Enfin, depuis le renversement du régime corrompu et pro-russe de Viktor Ianoukovytch en 2014, le Donbass est en permanence ensanglanté par un conflit armé, provoqué par les séparatistes russophones, soutenus et armés par le Kremlin, même si ce dernier s’obstine à nier cette évidence.

« Protéger les russophones au mépris de la loi internationale

En 2021, le Donbass reste une région majoritairement russophone, avec pourtant une majorité d’Ukrainiens ethniques qui cohabitent avec une forte minorité de Russes. Les pesanteurs de l’Histoire continuent de peser sur les mentalités dans cette région : environ 40 % de ses résidents se réclament toujours d’une « identité soviétique », alors que l’Union soviétique n’existe plus depuis 30 ans.

Les mêmes pesanteurs du passé, instrumentalisées par la propagande de Moscou, servent aujourd’hui à la Russie de prétexte pour ses velléités expansionnistes à l’égard de son ancien empire, au nom de la protection des russophones.

À plus long terme, il s’agit là, à bien des égards, d’une cécité stratégique qui nuit aux aspirations des jeunes générations ukrainiennes et russes, avides de communication, de voyages, d’études, de réussite et d’idéaux, dans un monde contemporain, de plus en plus globalisé, interconnecté et interdépendant. C’est aussi la source principale du « conflit gelé » dans le Donbass, lourd de dangers dont l’ampleur dépasse cette région et fragilise la paix et la sécurité en Europe. Le seul levier permettant de désamorcer cette bombe à retardement, la seule clé d’un avenir constructif et mutuellement avantageux, c’est le respect rigoureux du loi internationale en vigueur qui reconnaît à l’Ukraine indépendante le droit du contrôle sur l’ensemble de son territoire national.
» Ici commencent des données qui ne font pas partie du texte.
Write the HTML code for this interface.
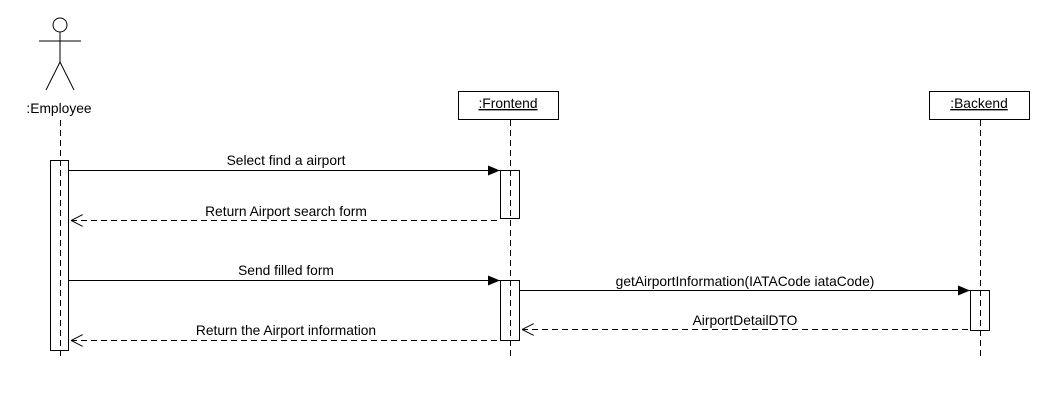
<!DOCTYPE html>
<html><head><style>body{margin:0;background:#fff}svg{display:block}text{font-family:"Liberation Sans",Arial,sans-serif;font-size:13.8px;fill:#000}</style></head><body>
<svg width="1050" height="400" viewBox="0 0 1050 400" xmlns="http://www.w3.org/2000/svg">
<defs>
<marker id="f" markerWidth="12" markerHeight="10" refX="12" refY="5" orient="auto" markerUnits="userSpaceOnUse"><path d="M0,0 L12,5 L0,10 Z" fill="#000"/></marker>
<marker id="o" markerWidth="12" markerHeight="12" refX="0" refY="6" orient="auto" markerUnits="userSpaceOnUse"><path d="M12,0 L0,6 L12,12" fill="none" stroke="#000"/></marker>
</defs>
<g stroke="#000" fill="none" stroke-width="1">
<circle cx="60" cy="25" r="7" fill="#fff"/>
<line x1="60" y1="32" x2="60" y2="62"/>
<line x1="39" y1="41" x2="81" y2="41"/>
<line x1="60" y1="62" x2="46" y2="90"/>
<line x1="60" y1="62" x2="74" y2="90"/>
<rect x="458.5" y="91.5" width="100" height="28" fill="#fff"/>
<rect x="929.5" y="91.5" width="100" height="28" fill="#fff"/>
<g stroke-dasharray="6,4">
<line x1="60.5" y1="120" x2="60.5" y2="360"/>
<line x1="510.5" y1="120" x2="510.5" y2="360"/>
<line x1="980.5" y1="120" x2="980.5" y2="360"/>
</g>
<rect x="50.5" y="160.5" width="18" height="190"/>
<rect x="500.5" y="170.5" width="19" height="48"/>
<rect x="500.5" y="280.5" width="19" height="60"/>
<rect x="970.5" y="290.5" width="19" height="40"/>
<line x1="69" y1="170.5" x2="500" y2="170.5" marker-end="url(#f)"/>
<line x1="71" y1="220.5" x2="500" y2="220.5" stroke-dasharray="6,4" marker-start="url(#o)"/>
<line x1="69" y1="280.5" x2="500" y2="280.5" marker-end="url(#f)"/>
<line x1="520" y1="290.5" x2="970" y2="290.5" marker-end="url(#f)"/>
<line x1="522" y1="329.5" x2="970" y2="329.5" stroke-dasharray="6,4" marker-start="url(#o)"/>
<line x1="71" y1="340.5" x2="500" y2="340.5" stroke-dasharray="6,4" marker-start="url(#o)"/>
</g>
<text x="59" y="113" text-anchor="middle">:Employee</text>
<text x="508" y="108" text-anchor="middle" text-decoration="underline">:Frontend</text>
<text x="979" y="108" text-anchor="middle" text-decoration="underline">:Backend</text>
<text x="286" y="165" text-anchor="middle">Select find a airport</text>
<text x="286" y="216" text-anchor="middle">Return Airport search form</text>
<text x="286" y="275" text-anchor="middle">Send filled form</text>
<text x="745" y="286" text-anchor="middle">getAirportInformation(IATACode iataCode)</text>
<text x="745" y="325" text-anchor="middle">AirportDetailDTO</text>
<text x="286" y="335" text-anchor="middle">Return the Airport information</text>
</svg>
</body></html>
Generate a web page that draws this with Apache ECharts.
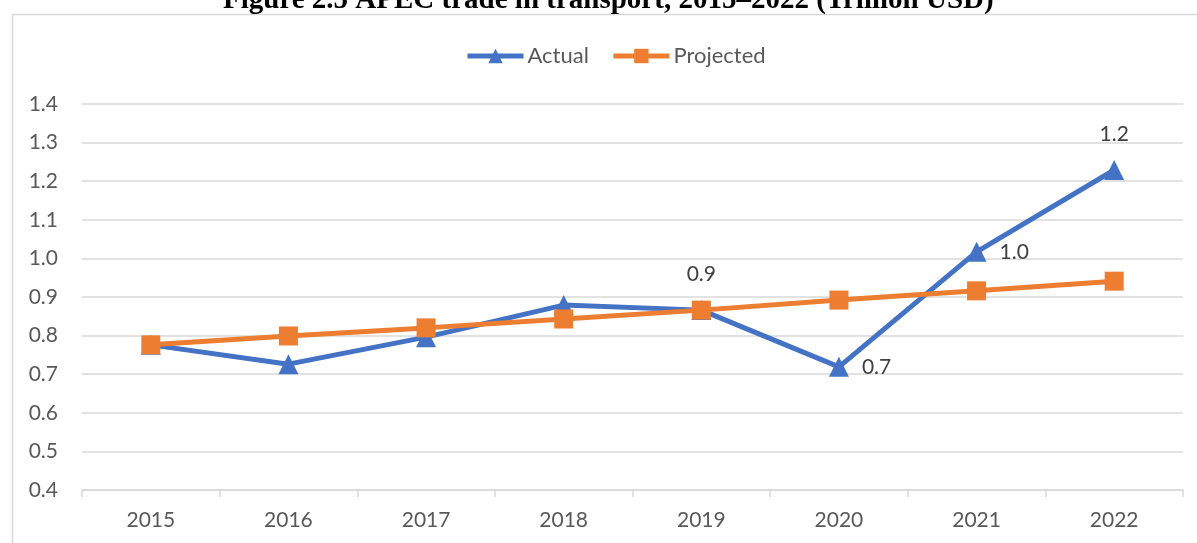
<!DOCTYPE html>
<html>
<head>
<meta charset="utf-8">
<script src="https://cdn.jsdelivr.net/npm/echarts@6/dist/echarts.min.js"></script>
<style>
html,body{margin:0;padding:0;background:#fff;}
#main{width:1197px;height:543px;}
</style>
</head>
<body>
<div id="main"></div>
<script>
var years = ['2015', '2016', '2017', '2018', '2019', '2020', '2021', '2022'];
var actual = [0.776, 0.726, 0.796, 0.879, 0.866, 0.719, 1.017, 1.229];
var projected = [0.776, 0.799, 0.820, 0.843, 0.866, 0.892, 0.916, 0.941];
// which actual points carry a label, and where
var labelPos = [null, null, null, null, 'top', 'right', 'right', 'top'];

var font = 'Lato, "Open Sans", sans-serif';
var myChart = echarts.init(document.getElementById('main'));

var actualData = [];
for (var i = 0; i < actual.length; i++) {
    var d = { value: actual[i] };
    if (labelPos[i]) {
        d.label = {
            show: true,
            position: labelPos[i],
            distance: labelPos[i] == 'top' ? 15 : 13,
            formatter: function (p) { return p.value.toFixed(1); }
        };
    }
    actualData.push(d);
}

var option = {
    backgroundColor: '#fff',
    animation: false,
    title: {
        text: 'Figure 2.5 APEC trade in transport, 2015\u20132022 (Trillion USD)',
        left: 218,
        top: -19,
        textStyle: {
            fontFamily: '"Liberation Serif", serif',
            fontWeight: 'bold',
            fontSize: 29,
            color: '#000'
        }
    },
    graphic: [{
        type: 'rect',
        shape: { x: 12.5, y: 14.5, width: 1300, height: 600 },
        style: { fill: 'none', stroke: '#d9d9d9', lineWidth: 1.5 },
        silent: true
    }],
    legend: {
        top: 40,
        left: 460,
        itemGap: 22,
        itemWidth: 56,
        itemHeight: 18,
        lineStyle: { width: 5 },
        textStyle: { fontFamily: font, fontSize: 22, color: '#595959', padding: [0, 0, 0, -1] },
        data: ['Actual', 'Projected']
    },
    grid: { left: 82, right: 14, top: 104, bottom: 53 },
    xAxis: {
        type: 'category',
        data: years,
        boundaryGap: true,
        axisLine: { lineStyle: { color: '#d9d9d9', width: 1.5 } },
        axisTick: { show: true, length: 7, lineStyle: { color: '#d9d9d9', width: 1.5 } },
        axisLabel: { fontFamily: font, fontSize: 21, color: '#595959', margin: 20 }
    },
    yAxis: {
        type: 'value',
        min: 0.4,
        max: 1.4,
        interval: 0.1,
        axisLine: { show: false },
        axisTick: { show: false },
        splitLine: { lineStyle: { color: '#d9d9d9', width: 1.5 } },
        axisLabel: {
            fontFamily: font, fontSize: 21, color: '#595959', margin: 24,
            formatter: function (v) { return v.toFixed(1); }
        }
    },
    series: [
        {
            name: 'Actual',
            type: 'line',
            data: actualData,
            symbol: 'triangle',
            symbolSize: 20,
            itemStyle: { color: '#4472c4' },
            lineStyle: { color: '#4472c4', width: 5 },
            label: { fontFamily: font, fontSize: 21, color: '#404040' },
            z: 3
        },
        {
            name: 'Projected',
            type: 'line',
            data: projected,
            symbol: 'rect',
            symbolSize: 19,
            itemStyle: { color: '#ed7d31' },
            lineStyle: { color: '#ed7d31', width: 5 },
            z: 4
        }
    ]
};
myChart.setOption(option);
</script>
</body>
</html>
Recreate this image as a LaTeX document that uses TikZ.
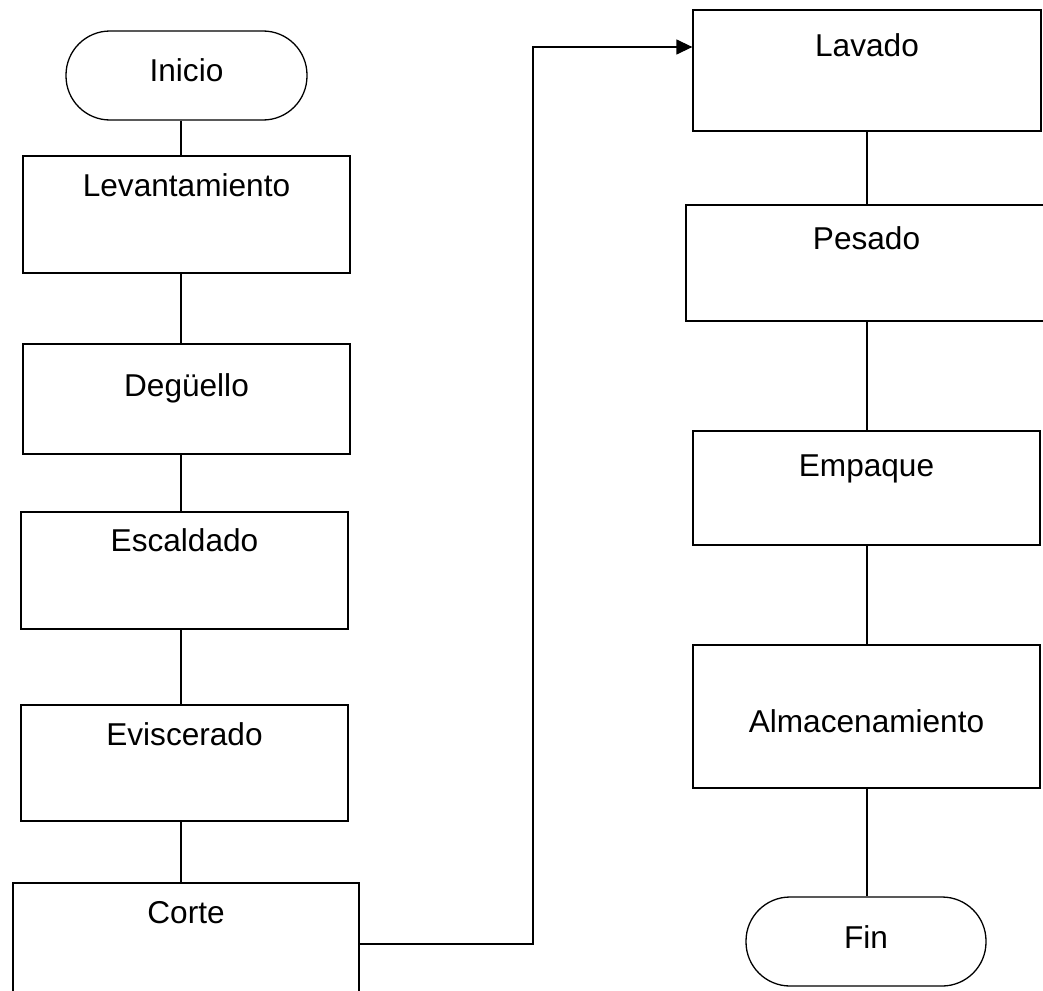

Une porte ouverte sur l’Europe

Sur ce point, l’union occidentale s’avère indispensable. Seule la solidarité de l’Union européenne et des États-Unis, qui doivent parler d’une même voix, pourrait fixer – et faire respecter – les « lignes rouges » à la Russie de Vladimir Poutine, qui teste, à travers le cas du Donbass, les limites de la détermination occidentale à la suite de l’élection de Joe Biden.

Sans jamais oublier qu’une Ukraine libre, démocratique et stable a vocation à devenir pour la Russie de demain une porte ouverte sur l’Europe. Comme le démontre l’exemple de John Hughes, le père fondateur de l’industrie moderne du Donbass, avec son ancrage européen.